In conclusion, we introduce a new method RaVÆn for unsupervised change detection in remote sensing data using a VAE. Our method is evaluated on a new dataset of remote sensing images of disasters which we release for public use with our work. The proposed model outperforms a classical computer vision baseline in all of the tested disaster classes by on average 18% (by 27% in hurricane and by 6% in fire scenarios) in the AUPRC metric when considering three past frames. This demonstrates that RaVÆn is a robust change detection method and suitable for application in improving data acquisition for disaster response. We also confirm that having access to longer temporal series of data can be beneficial when dealing with real-world noisy data (as also shown in46)—in particular having access to past three frames instead of just one previous image improves the AUPRC metric on average by 10.6% when using our proposed technique. Finally, we show that while maintaining the model’s performance (\(\pm 3\%\)) the model size and it’s runtime can be greatly reduced (by 85%) on the Xilinx PYNQ board, which is crucial to demonstrate the possibilities for real world deployment.

Future work could consist of using the obtained latent representations for downstream tasks such as unsupervised clustering or weakly supervised classification of types of changes (to detect or to ignore) and efficient message passing in future constellations of small satellites.
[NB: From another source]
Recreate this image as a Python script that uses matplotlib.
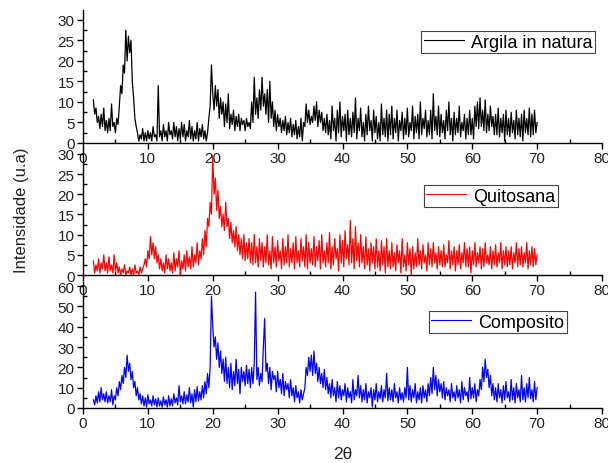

Our findings also reveal several exciting research directions, such as improvements on the used metrics for measuring change between encoded latent representations. We would like to explore other unsupervised methods for learning feature extractors, such as general contrastive learning approaches like SimCLR44 or methods specific to Remote Sensing data such as SeCo47. Methods which allow for better compression of the learned latent vectors36 would also be beneficial for real-world application. Finally, we would also like to explore situations with access to longer temporal series of data, where it would be possible to model cyclic changes which are part of the system’s behaviour and to separate these from other detections.